Wednesday, July 6, 2011

Thai Pan Seared Scallop

Prep Time: 10 min      Cook Time: 6 min     Ready In: 16 min
Serving Size: 2


INGREDIENTS
6 Extra Large Scallops
2 Tbs Vegetable Oil
Salt to Taste
Pepper to Taste
2 Handful of Mixed Greens
2 Strand of Fresh Thai Basil
2 Lime Wedges


THAI SAUCE

3 Tbs Olive Oil
1 Tbs Fish Sauce
1 Zest of Lime
1/2 Lime Juice
1/4 Bunch of Coriander, Chopped
1 Red Chili, Minced
1/4 Tsp Cayenne Pepper
2 Cloves Garlic, Minced
2 Tbs Butter
1/2 Tsp Sugar



DIRECTIONS

If scallops are frozen make sure you defrost scallops in the fridge at least one day a head of time.
Rinse scallops and pat surface dry. Heat large pan to medium high heat and add vegetable oil to sear the scallops.  Make sure the pan is hot and scallop is dry before placing scallop onto the pan.

Space scallops onto the pan such that you have enough room to flip them around.

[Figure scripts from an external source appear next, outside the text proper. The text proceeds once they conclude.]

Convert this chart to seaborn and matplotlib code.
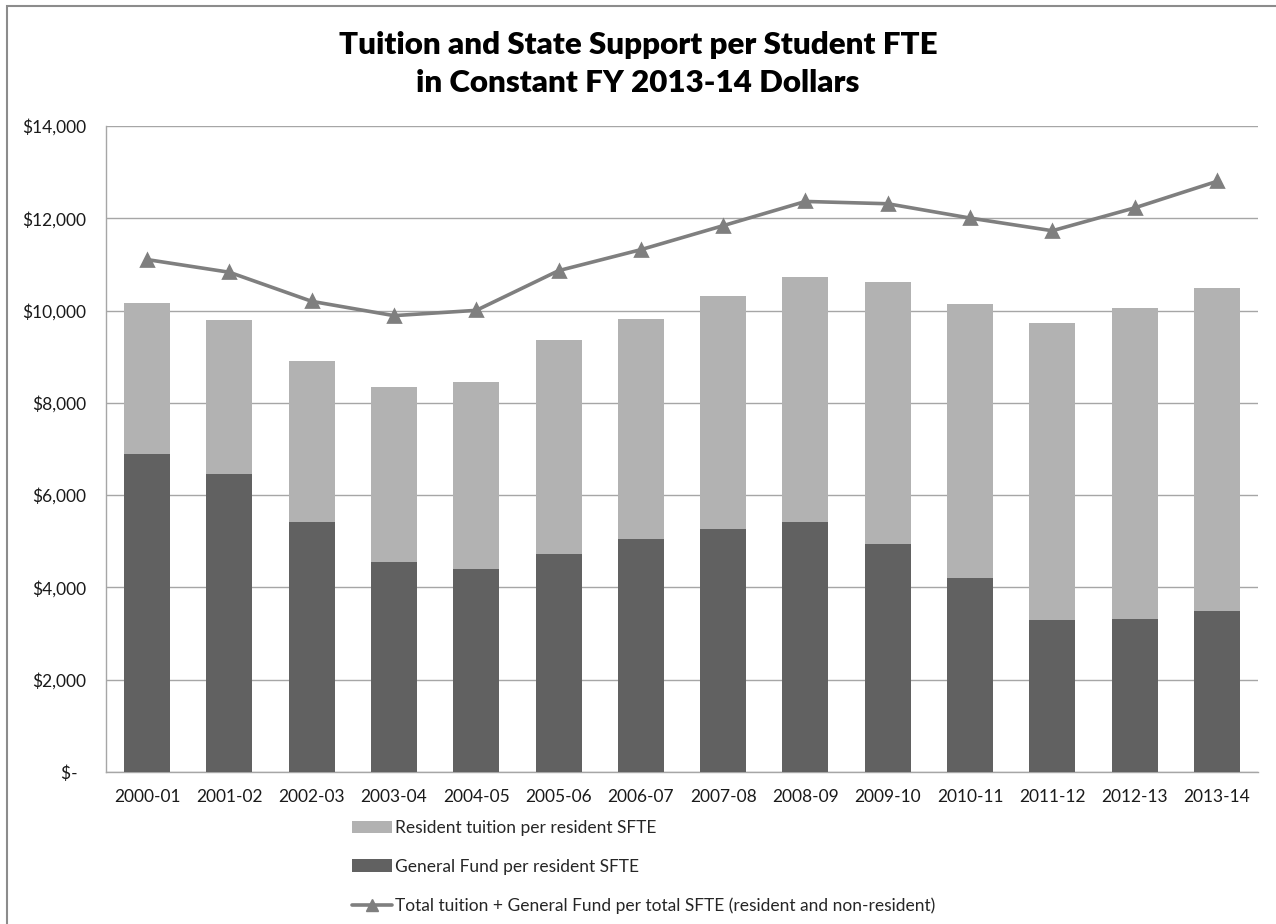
import matplotlib
matplotlib.use("Agg")
import matplotlib.pyplot as plt
import seaborn as sns
import pandas as pd
from matplotlib.patches import Rectangle, Patch
from matplotlib.lines import Line2D
from matplotlib.ticker import FuncFormatter

# Fiscal years
years = ["2000-01", "2001-02", "2002-03", "2003-04", "2004-05", "2005-06", "2006-07",
         "2007-08", "2008-09", "2009-10", "2010-11", "2011-12", "2012-13", "2013-14"]

# General Fund per resident SFTE (constant FY 2013-14 dollars)
general_fund = [6900, 6460, 5425, 4550, 4400, 4725, 5055, 5265, 5425, 4940, 4205, 3295, 3320, 3480]

# Resident tuition per resident SFTE (stacked on top of General Fund)
resident_tuition = [3265, 3335, 3475, 3785, 4050, 4640, 4765, 5050, 5305, 5685, 5945, 6445, 6745, 7010]

# Total tuition + General Fund per total SFTE (resident and non-resident)
total_per_sfte = [11105, 10830, 10200, 9890, 10005, 10865, 11320, 11840, 12365, 12315, 12005, 11730, 12225, 12800]

legend_labels = ["Resident tuition per resident SFTE",
                 "General Fund per resident SFTE",
                 "Total tuition + General Fund per total SFTE (resident and non-resident)"]

title = "Tuition and State Support per Student FTE\nin Constant FY 2013-14 Dollars"

LIGHT = "#b2b2b2"
DARK = "#616161"
LINE = "#7f7f7f"
GRID = "#a6a6a6"

sns.set_theme(style="white")
plt.rcParams["font.family"] = ["Lato", "DejaVu Sans"]

df = pd.DataFrame({
    "year": years,
    "general_fund": general_fund,
    "resident_tuition": resident_tuition,
    "total": total_per_sfte,
})
df["stack_top"] = df["general_fund"] + df["resident_tuition"]

W, H = 1276, 924
fig = plt.figure(figsize=(W / 100, H / 100), dpi=100)
ax = fig.add_axes([106 / W, 1 - 772 / H, (1258 - 106) / W, (772 - 126) / H])

# Stacked bars: full stack in light grey, General Fund portion in dark grey over it
sns.barplot(data=df, x="year", y="stack_top", color=LIGHT, saturation=1, width=0.56,
            errorbar=None, linewidth=0, ax=ax, zorder=2)
sns.barplot(data=df, x="year", y="general_fund", color=DARK, saturation=1, width=0.56,
            errorbar=None, linewidth=0, ax=ax, zorder=3)

# Total per SFTE line with triangle markers
sns.pointplot(data=df, x="year", y="total", color=LINE, markers="^", linestyles="-",
              markersize=9, linewidth=2.6, errorbar=None, ax=ax)
for coll in ax.collections:
    coll.set_zorder(5)
for ln in ax.lines:
    ln.set_zorder(5)

ax.set_xlim(-0.5, len(years) - 0.5)
ax.set_ylim(0, 14000)
ax.set_yticks(range(0, 14001, 2000))


def dollars(v, _pos):
    return "$-  " if v == 0 else f"${v:,.0f}"


ax.yaxis.set_major_formatter(FuncFormatter(dollars))
ax.set_xlabel("")
ax.set_ylabel("")
ax.tick_params(axis="both", length=0, labelsize=12.5, colors="#1a1a1a")
ax.tick_params(axis="y", pad=14)
ax.tick_params(axis="x", pad=12)

ax.yaxis.grid(True, color=GRID, linewidth=1)
ax.set_axisbelow(True)
for side in ("top", "right"):
    ax.spines[side].set_visible(False)
for side in ("left", "bottom"):
    ax.spines[side].set_color(GRID)
    ax.spines[side].set_linewidth(1)

fig.text(0.5, 1 - 64 / H, title, ha="center", va="center", fontsize=22.5,
         fontweight="heavy", linespacing=1.45, color="#000000")

handles = [
    Patch(facecolor=LIGHT, edgecolor="none"),
    Patch(facecolor=DARK, edgecolor="none"),
    Line2D([], [], color=LINE, lw=2.6, marker="^", markersize=9),
]
fig.legend(handles, legend_labels, loc="upper left", bbox_to_anchor=(352 / W, 1 - 820 / H),
           frameon=False, fontsize=12.5, handlelength=2.3, handleheight=0.7,
           handletextpad=0.2, labelspacing=1.3, borderaxespad=0, borderpad=0)

# Outer chart-area border
fig.patches.append(Rectangle((7 / W, -0.1), 1.2, 1.1 - 6 / H, transform=fig.transFigure,
                             fill=False, edgecolor="#8c8c8c", linewidth=1.5))

fig.savefig("out.png", dpi=100)
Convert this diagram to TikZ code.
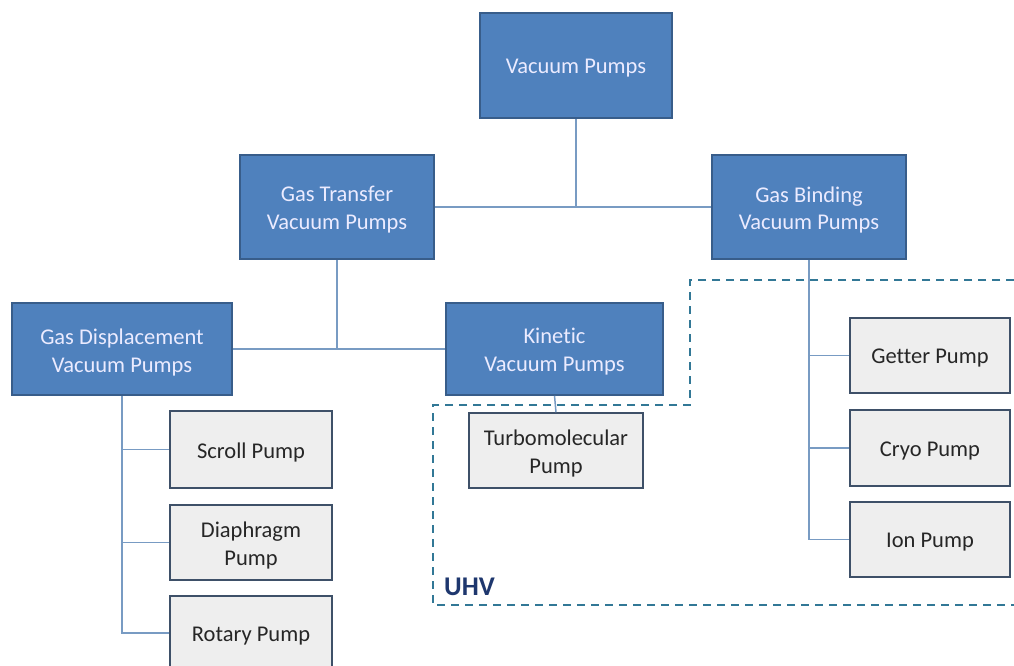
\documentclass[tikz,border=0pt]{standalone}
\usepackage{fontspec}
\setmainfont[Ligatures={NoCommon}]{Carlito}
\begin{document}
\begin{tikzpicture}[x=1pt,y=-1pt,
  bluebox/.style={draw=boxedge,fill=boxblue,line width=1.6pt,inner sep=0pt},
  greybox/.style={draw=greyedge,fill=boxgrey,line width=1.6pt,inner sep=0pt},
  bluetext/.style={text=white!92!blue,font=\fontsize{22.5}{28}\selectfont,align=center,inner sep=0pt},
  greytext/.style={text=black!85,font=\fontsize{22.5}{28}\selectfont,align=center,inner sep=0pt},
  conn/.style={draw=linecol,line width=1.5pt},
  uhvline/.style={draw=dashcol,line width=2pt,dash pattern=on 8pt off 6pt}]
\definecolor{boxblue}{RGB}{79,129,189}
\definecolor{boxedge}{RGB}{56,93,138}
\definecolor{boxgrey}{RGB}{238,238,238}
\definecolor{greyedge}{RGB}{62,80,104}
\definecolor{linecol}{RGB}{120,155,195}
\definecolor{dashcol}{RGB}{50,120,150}
\definecolor{uhvcol}{RGB}{30,55,110}
\useasboundingbox (0,0) rectangle (1014,666);
\fill[white] (0,0) rectangle (1014,666);
% dashed UHV region
\draw[uhvline] (1014,280) -- (690,280) -- (690,405) -- (433,405) -- (433,605) -- (1014,605);
\node[text=uhvcol,font=\bfseries\fontsize{27}{30}\selectfont,anchor=base west,inner sep=0pt] (uhv) at (444,595) {UHV};
% boxes
\node[bluebox,minimum width=192pt,minimum height=105pt] (vp) at (576,65.5) {};
\node[bluebox,minimum width=194pt,minimum height=104pt] (gt) at (337,207) {};
\node[bluebox,minimum width=194pt,minimum height=104pt] (gb) at (809,207) {};
\node[bluebox,minimum width=220pt,minimum height=92pt] (gd) at (122,349) {};
\node[bluebox,minimum width=217pt,minimum height=92pt] (kin) at (554.5,349) {};
\node[greybox,minimum width=162pt,minimum height=77pt] (scroll) at (251,449.5) {};
\node[greybox,minimum width=162pt,minimum height=75pt] (diaph) at (251,542.5) {};
\node[greybox,minimum width=162pt,minimum height=74pt] (rot) at (251,633) {};
\node[greybox,minimum width=174pt,minimum height=75pt] (turbo) at (556,450.5) {};
\node[greybox,minimum width=160pt,minimum height=75pt] (getter) at (930,355.5) {};
\node[greybox,minimum width=160pt,minimum height=76pt] (cryo) at (930,448) {};
\node[greybox,minimum width=160pt,minimum height=75pt] (ion) at (930,539.5) {};
% texts
\node[bluetext] (vpt) at ([yshift=-3pt]vp.center) {Vacuum Pumps};
\node[bluetext] (gtt) at ([yshift=-3pt]gt.center) {Gas Transfer\\Vacuum Pumps};
\node[bluetext] (gbt) at ([yshift=-3pt]gb.center) {Gas Binding\\Vacuum Pumps};
\node[bluetext] (gdt) at ([yshift=-3pt]gd.center) {Gas Displacement\\Vacuum Pumps};
\node[bluetext] (kint) at ([yshift=-3pt]kin.center) {Kinetic\\Vacuum Pumps};
\node[greytext] (scrollt) at ([yshift=-3pt]scroll.center) {Scroll Pump};
\node[greytext] (diapht) at ([yshift=-3pt]diaph.center) {Diaphragm\\Pump};
\node[greytext] (rott) at ([yshift=-3pt]rot.center) {Rotary Pump};
\node[greytext] (turbot) at ([yshift=-3pt]turbo.center) {Turbomolecular\\Pump};
\node[greytext] (gettert) at ([yshift=-3pt]getter.center) {Getter Pump};
\node[greytext] (cryot) at ([yshift=-3pt]cryo.center) {Cryo Pump};
\node[greytext] (iont) at ([yshift=-3pt]ion.center) {Ion Pump};
% connectors
\coordinate (j1) at (vp.south |- gt.east);
\draw[conn] (vp.south) -- (j1);
\draw[conn] (gt.east) -- (gb.west);
\coordinate (j2) at (gt.south |- gd.east);
\draw[conn] (gt.south) -- (j2);
\draw[conn] (gd.east) -- (kin.west);
\draw[conn] (kin.south) -- (turbo.north);
\coordinate (gdx) at (gd.south);
\draw[conn] (gd.south) |- (rot.west);
\draw[conn] (scroll.west) -- (scroll.west -| gdx);
\draw[conn] (diaph.west) -- (diaph.west -| gdx);
\coordinate (gbx) at (gb.south);
\draw[conn] (gb.south) |- (ion.west);
\draw[conn] (getter.west) -- (getter.west -| gbx);
\draw[conn] (cryo.west) -- (cryo.west -| gbx);
\end{tikzpicture}
\end{document}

Do not over crowd the pan. Cook scallop for 2 minutes each side. Season scallop with salt and pepper while cooking. Scallops are done when both sides have a crispy looking crust.

Remove scallops from pan and place on paper towel to drain.

Place all the sauce ingredients into the pan and bring it to a boil and cook for 2 minutes.

Place mix green on one side of the serving plate. Place scallops on the other side of the plate and top with sauce.